**Goal**: Transcribe every entry word for word, leaving out all images.

◆ ◆ ◆ ◆ ◆ ◆ ◆

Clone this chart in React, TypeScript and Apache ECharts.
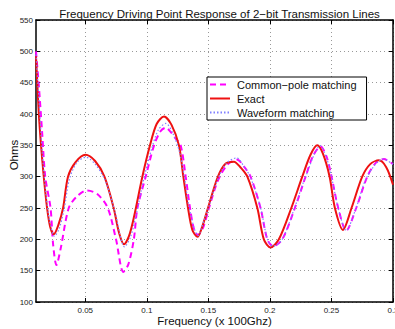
import React, { useEffect, useRef } from "react";
import * as echarts from "echarts";

const title = "Frequency Driving Point Response of 2\u2212bit Transmission Lines";
const xLabel = "Frequency (x 100Ghz)";
const yLabel = "Ohms";
const seriesNames = ["Common\u2212pole matching", "Exact", "Waveform matching"];
const xTicks = [0.05, 0.1, 0.15, 0.2, 0.25, 0.3];
const yTicks = [100, 150, 200, 250, 300, 350, 400, 450, 500, 550];

const commonX = [0.01, 0.0125, 0.015, 0.0175, 0.0218, 0.024, 0.0266, 0.03, 0.0366, 0.043, 0.0515, 0.06, 0.0683, 0.075, 0.081, 0.085, 0.0894, 0.0924, 0.0991, 0.1059, 0.111, 0.1153, 0.12, 0.123, 0.1275, 0.1316, 0.1351, 0.1385, 0.1416, 0.146, 0.1505, 0.158, 0.166, 0.1735, 0.179, 0.1843, 0.1924, 0.1979, 0.2027, 0.2101, 0.2203, 0.229, 0.235, 0.2412, 0.246, 0.2501, 0.2555, 0.262, 0.2701, 0.2791, 0.286, 0.2925, 0.3];
const commonY = [500, 440, 370, 300, 250, 190, 159, 185, 250, 268, 278, 272, 250, 200, 148, 160, 199, 250, 300, 350, 372, 378, 370, 362, 350, 300, 250, 215, 207, 220, 250, 295, 320, 327, 316, 300, 250, 200, 189, 200, 250, 300, 333, 348, 332, 300, 250, 214, 250, 300, 322, 328, 320];

const exactX = [0.01, 0.0123, 0.0141, 0.0163, 0.019, 0.0215, 0.0244, 0.028, 0.032, 0.036, 0.042, 0.0502, 0.058, 0.0656, 0.0731, 0.0775, 0.0815, 0.0855, 0.0894, 0.0964, 0.1026, 0.108, 0.114, 0.12, 0.1261, 0.1297, 0.1335, 0.137, 0.1411, 0.145, 0.1497, 0.1578, 0.1641, 0.1708, 0.176, 0.1817, 0.1898, 0.1951, 0.2006, 0.2073, 0.2174, 0.2263, 0.233, 0.2385, 0.243, 0.2485, 0.2528, 0.2593, 0.2663, 0.275, 0.2815, 0.2885, 0.2945, 0.3];
const exactY = [492, 400, 350, 300, 250, 220, 208, 222, 250, 300, 323, 335, 325, 300, 250, 210, 192, 205, 234, 300, 350, 384, 396, 383, 350, 300, 250, 215, 204, 220, 250, 300, 321, 324, 315, 300, 250, 200, 187, 200, 250, 300, 335, 350, 337, 300, 250, 215, 250, 300, 320, 326, 315, 287];

const waveX = [0.01, 0.0125, 0.015, 0.018, 0.021, 0.025, 0.029, 0.033, 0.037, 0.043, 0.0505, 0.058, 0.066, 0.074, 0.082, 0.087, 0.092, 0.098, 0.104, 0.1095, 0.1155, 0.121, 0.1265, 0.1305, 0.1345, 0.1415, 0.1465, 0.15, 0.158, 0.165, 0.173, 0.179, 0.184, 0.1925, 0.198, 0.2025, 0.21, 0.22, 0.229, 0.241, 0.246, 0.25, 0.2555, 0.262, 0.27, 0.279, 0.292, 0.3];
const waveY = [495, 420, 340, 275, 230, 205, 218, 250, 295, 322, 331, 320, 295, 245, 188, 205, 245, 300, 345, 375, 385, 370, 340, 300, 250, 206, 230, 250, 298, 322, 330, 316, 300, 250, 200, 189, 200, 250, 300, 349, 330, 300, 250, 214, 250, 300, 328, 320];

const FONT = "'Liberation Sans', Arial, Helvetica, sans-serif";

function pairs(xs: number[], ys: number[]) {
  return xs.map((x, i) => [x, ys[i]]);
}

export default function App() {
  const ref = useRef<HTMLDivElement>(null);
  useEffect(() => {
    if (!ref.current) return;
    const chart = echarts.init(ref.current, undefined, { renderer: "svg" });
    const axisLine = { show: true, lineStyle: { color: "#000", width: 1.5 } };
    chart.setOption({
      animation: false,
      backgroundColor: "#fff",
      title: {
        text: title,
        left: 214.5,
        textAlign: "center",
        top: 3,
        textStyle: { fontFamily: FONT, fontSize: 11.5, fontWeight: "normal", color: "#111" },
      },
      grid: { left: 36, right: 17, top: 20, bottom: 27, containLabel: false, outerBoundsMode: "none" },
      legend: {
        data: seriesNames,
        orient: "vertical",
        left: 207,
        top: 77,
        itemWidth: 20,
        itemHeight: 10,
        itemGap: 3,
        padding: [2, 10, 2, 2],
        borderColor: "#000",
        borderWidth: 1,
        borderRadius: 0,
        backgroundColor: "#fff",
        itemStyle: { opacity: 0 },
        textStyle: { fontFamily: FONT, fontSize: 11, color: "#111", padding: [0, 0, 0, 2] },
      },
      xAxis: [
        {
          type: "value",
          min: 0.01,
          max: 0.3,
          name: xLabel,
          nameLocation: "middle",
          nameGap: 13,
          nameMoveOverlap: false,
          nameTextStyle: { fontFamily: FONT, fontSize: 11.5, color: "#111" },
          axisLine,
          axisTick: { show: true, inside: true, length: 4, customValues: xTicks, lineStyle: { color: "#000" } },
          axisLabel: { customValues: xTicks, fontFamily: FONT, fontSize: 8, color: "#222", margin: 4 },
          splitLine: { show: true, customValues: xTicks, lineStyle: { color: "#999", type: [1, 3], width: 1 } },
        },
        {
          type: "value",
          min: 0.01,
          max: 0.3,
          position: "top",
          axisLine,
          axisTick: { show: true, inside: true, length: 4, customValues: xTicks, lineStyle: { color: "#000" } },
          axisLabel: { show: false },
          splitLine: { show: false },
        },
      ],
      yAxis: [
        {
          type: "value",
          min: yTicks[0],
          max: yTicks[yTicks.length - 1],
          interval: 50,
          name: yLabel,
          nameLocation: "middle",
          nameGap: 16,
          nameMoveOverlap: false,
          nameTextStyle: { fontFamily: FONT, fontSize: 11.5, color: "#111", padding: [0, 0, 0, 12] },
          axisLine,
          axisTick: { show: true, inside: true, length: 4, lineStyle: { color: "#000" } },
          axisLabel: { fontFamily: FONT, fontSize: 8, color: "#222", margin: 3 },
          splitLine: { show: true, lineStyle: { color: "#999", type: [1, 3], width: 1 } },
        },
        {
          type: "value",
          min: yTicks[0],
          max: yTicks[yTicks.length - 1],
          interval: 50,
          position: "right",
          axisLine,
          axisTick: { show: true, inside: true, length: 4, lineStyle: { color: "#000" } },
          axisLabel: { show: false },
          splitLine: { show: false },
        },
      ],
      series: [
        {
          name: seriesNames[0],
          type: "line",
          data: pairs(commonX, commonY),
          smooth: 0.3,
          symbol: "none",
          lineStyle: { color: "#ff00ff", width: 2, type: [6, 4] },
          itemStyle: { color: "#ff00ff" },
        },
        {
          name: seriesNames[1],
          type: "line",
          data: pairs(exactX, exactY),
          smooth: 0.3,
          symbol: "none",
          lineStyle: { color: "#ee1111", width: 2 },
          itemStyle: { color: "#ee1111" },
        },
        {
          name: seriesNames[2],
          type: "line",
          data: pairs(waveX, waveY),
          smooth: 0.3,
          symbol: "none",
          lineStyle: { color: "#8080ff", width: 1.2, type: [1.5, 2] },
          itemStyle: { color: "#8080ff" },
        },
      ],
    });
    return () => chart.dispose();
  }, []);
  return (
    <div style={{ position: "fixed", left: 0, top: 0, width: 395, height: 329, overflow: "hidden", background: "#fff" }}>
      <div ref={ref} style={{ width: 410, height: 329 }} />
    </div>
  );
}
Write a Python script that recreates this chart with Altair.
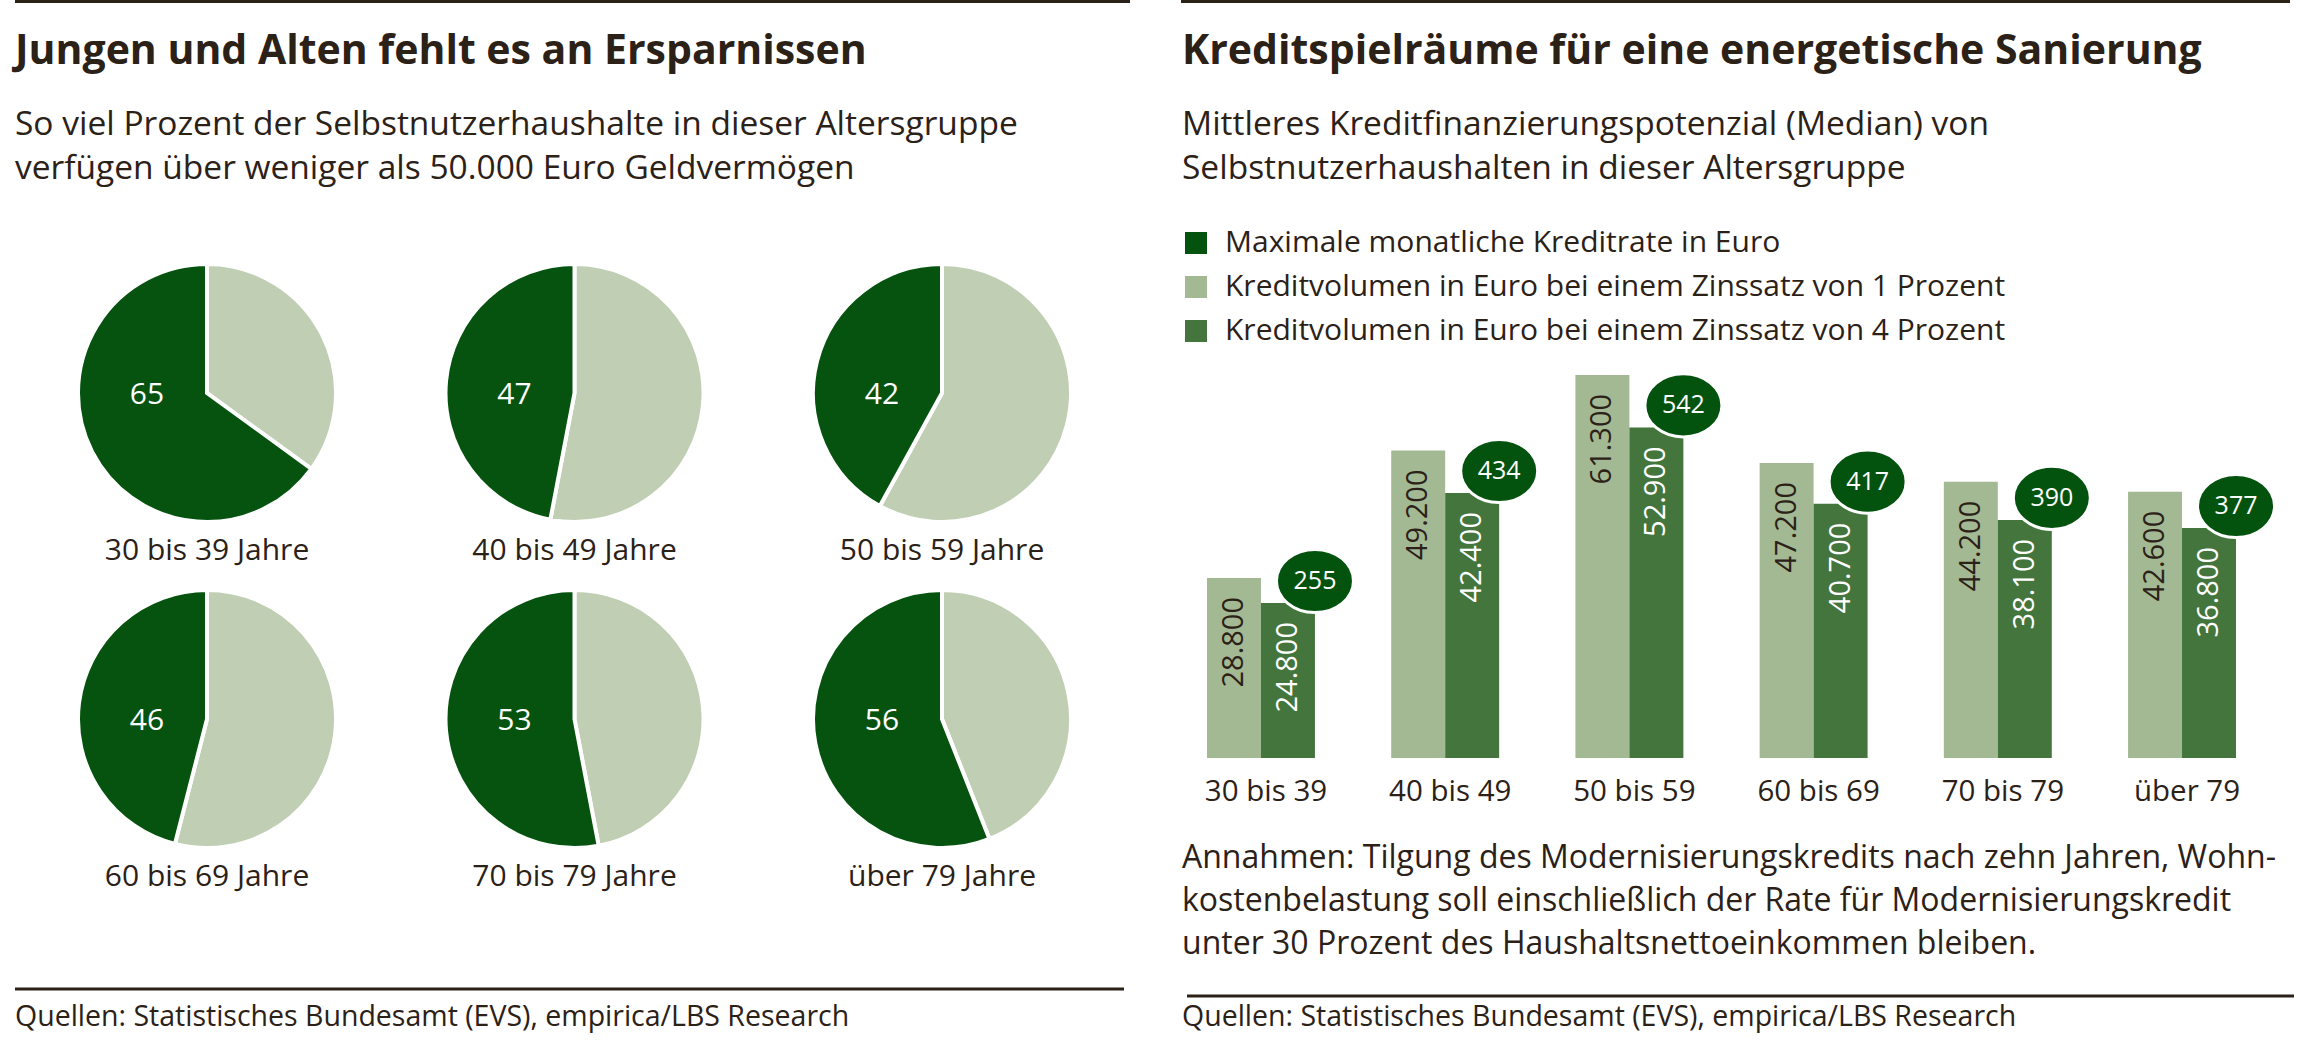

◆ ◆ ◆ ◆ ◆ ◆ ◆

**Exercise result**:
Clone this chart in React, TypeScript and Apache ECharts.
import React, { useEffect, useRef } from "react";
import * as echarts from "echarts";

const title = "Frequency Driving Point Response of 2\u2212bit Transmission Lines";
const xLabel = "Frequency (x 100Ghz)";
const yLabel = "Ohms";
const seriesNames = ["Common\u2212pole matching", "Exact", "Waveform matching"];
const xTicks = [0.05, 0.1, 0.15, 0.2, 0.25, 0.3];
const yTicks = [100, 150, 200, 250, 300, 350, 400, 450, 500, 550];

const commonX = [0.01, 0.0125, 0.015, 0.0175, 0.0218, 0.024, 0.0266, 0.03, 0.0366, 0.043, 0.0515, 0.06, 0.0683, 0.075, 0.081, 0.085, 0.0894, 0.0924, 0.0991, 0.1059, 0.111, 0.1153, 0.12, 0.123, 0.1275, 0.1316, 0.1351, 0.1385, 0.1416, 0.146, 0.1505, 0.158, 0.166, 0.1735, 0.179, 0.1843, 0.1924, 0.1979, 0.2027, 0.2101, 0.2203, 0.229, 0.235, 0.2412, 0.246, 0.2501, 0.2555, 0.262, 0.2701, 0.2791, 0.286, 0.2925, 0.3];
const commonY = [500, 440, 370, 300, 250, 190, 159, 185, 250, 268, 278, 272, 250, 200, 148, 160, 199, 250, 300, 350, 372, 378, 370, 362, 350, 300, 250, 215, 207, 220, 250, 295, 320, 327, 316, 300, 250, 200, 189, 200, 250, 300, 333, 348, 332, 300, 250, 214, 250, 300, 322, 328, 320];

const exactX = [0.01, 0.0123, 0.0141, 0.0163, 0.019, 0.0215, 0.0244, 0.028, 0.032, 0.036, 0.042, 0.0502, 0.058, 0.0656, 0.0731, 0.0775, 0.0815, 0.0855, 0.0894, 0.0964, 0.1026, 0.108, 0.114, 0.12, 0.1261, 0.1297, 0.1335, 0.137, 0.1411, 0.145, 0.1497, 0.1578, 0.1641, 0.1708, 0.176, 0.1817, 0.1898, 0.1951, 0.2006, 0.2073, 0.2174, 0.2263, 0.233, 0.2385, 0.243, 0.2485, 0.2528, 0.2593, 0.2663, 0.275, 0.2815, 0.2885, 0.2945, 0.3];
const exactY = [492, 400, 350, 300, 250, 220, 208, 222, 250, 300, 323, 335, 325, 300, 250, 210, 192, 205, 234, 300, 350, 384, 396, 383, 350, 300, 250, 215, 204, 220, 250, 300, 321, 324, 315, 300, 250, 200, 187, 200, 250, 300, 335, 350, 337, 300, 250, 215, 250, 300, 320, 326, 315, 287];

const waveX = [0.01, 0.0125, 0.015, 0.018, 0.021, 0.025, 0.029, 0.033, 0.037, 0.043, 0.0505, 0.058, 0.066, 0.074, 0.082, 0.087, 0.092, 0.098, 0.104, 0.1095, 0.1155, 0.121, 0.1265, 0.1305, 0.1345, 0.1415, 0.1465, 0.15, 0.158, 0.165, 0.173, 0.179, 0.184, 0.1925, 0.198, 0.2025, 0.21, 0.22, 0.229, 0.241, 0.246, 0.25, 0.2555, 0.262, 0.27, 0.279, 0.292, 0.3];
const waveY = [495, 420, 340, 275, 230, 205, 218, 250, 295, 322, 331, 320, 295, 245, 188, 205, 245, 300, 345, 375, 385, 370, 340, 300, 250, 206, 230, 250, 298, 322, 330, 316, 300, 250, 200, 189, 200, 250, 300, 349, 330, 300, 250, 214, 250, 300, 328, 320];

const FONT = "'Liberation Sans', Arial, Helvetica, sans-serif";

function pairs(xs: number[], ys: number[]) {
  return xs.map((x, i) => [x, ys[i]]);
}

export default function App() {
  const ref = useRef<HTMLDivElement>(null);
  useEffect(() => {
    if (!ref.current) return;
    const chart = echarts.init(ref.current, undefined, { renderer: "svg" });
    const axisLine = { show: true, lineStyle: { color: "#000", width: 1.5 } };
    chart.setOption({
      animation: false,
      backgroundColor: "#fff",
      title: {
        text: title,
        left: 214.5,
        textAlign: "center",
        top: 3,
        textStyle: { fontFamily: FONT, fontSize: 11.5, fontWeight: "normal", color: "#111" },
      },
      grid: { left: 36, right: 17, top: 20, bottom: 27, containLabel: false, outerBoundsMode: "none" },
      legend: {
        data: seriesNames,
        orient: "vertical",
        left: 207,
        top: 77,
        itemWidth: 20,
        itemHeight: 10,
        itemGap: 3,
        padding: [2, 10, 2, 2],
        borderColor: "#000",
        borderWidth: 1,
        borderRadius: 0,
        backgroundColor: "#fff",
        itemStyle: { opacity: 0 },
        textStyle: { fontFamily: FONT, fontSize: 11, color: "#111", padding: [0, 0, 0, 2] },
      },
      xAxis: [
        {
          type: "value",
          min: 0.01,
          max: 0.3,
          name: xLabel,
          nameLocation: "middle",
          nameGap: 13,
          nameMoveOverlap: false,
          nameTextStyle: { fontFamily: FONT, fontSize: 11.5, color: "#111" },
          axisLine,
          axisTick: { show: true, inside: true, length: 4, customValues: xTicks, lineStyle: { color: "#000" } },
          axisLabel: { customValues: xTicks, fontFamily: FONT, fontSize: 8, color: "#222", margin: 4 },
          splitLine: { show: true, customValues: xTicks, lineStyle: { color: "#999", type: [1, 3], width: 1 } },
        },
        {
          type: "value",
          min: 0.01,
          max: 0.3,
          position: "top",
          axisLine,
          axisTick: { show: true, inside: true, length: 4, customValues: xTicks, lineStyle: { color: "#000" } },
          axisLabel: { show: false },
          splitLine: { show: false },
        },
      ],
      yAxis: [
        {
          type: "value",
          min: yTicks[0],
          max: yTicks[yTicks.length - 1],
          interval: 50,
          name: yLabel,
          nameLocation: "middle",
          nameGap: 16,
          nameMoveOverlap: false,
          nameTextStyle: { fontFamily: FONT, fontSize: 11.5, color: "#111", padding: [0, 0, 0, 12] },
          axisLine,
          axisTick: { show: true, inside: true, length: 4, lineStyle: { color: "#000" } },
          axisLabel: { fontFamily: FONT, fontSize: 8, color: "#222", margin: 3 },
          splitLine: { show: true, lineStyle: { color: "#999", type: [1, 3], width: 1 } },
        },
        {
          type: "value",
          min: yTicks[0],
          max: yTicks[yTicks.length - 1],
          interval: 50,
          position: "right",
          axisLine,
          axisTick: { show: true, inside: true, length: 4, lineStyle: { color: "#000" } },
          axisLabel: { show: false },
          splitLine: { show: false },
        },
      ],
      series: [
        {
          name: seriesNames[0],
          type: "line",
          data: pairs(commonX, commonY),
          smooth: 0.3,
          symbol: "none",
          lineStyle: { color: "#ff00ff", width: 2, type: [6, 4] },
          itemStyle: { color: "#ff00ff" },
        },
        {
          name: seriesNames[1],
          type: "line",
          data: pairs(exactX, exactY),
          smooth: 0.3,
          symbol: "none",
          lineStyle: { color: "#ee1111", width: 2 },
          itemStyle: { color: "#ee1111" },
        },
        {
          name: seriesNames[2],
          type: "line",
          data: pairs(waveX, waveY),
          smooth: 0.3,
          symbol: "none",
          lineStyle: { color: "#8080ff", width: 1.2, type: [1.5, 2] },
          itemStyle: { color: "#8080ff" },
        },
      ],
    });
    return () => chart.dispose();
  }, []);
  return (
    <div style={{ position: "fixed", left: 0, top: 0, width: 395, height: 329, overflow: "hidden", background: "#fff" }}>
      <div ref={ref} style={{ width: 410, height: 329 }} />
    </div>
  );
}
Write a Python script that recreates this chart with Altair.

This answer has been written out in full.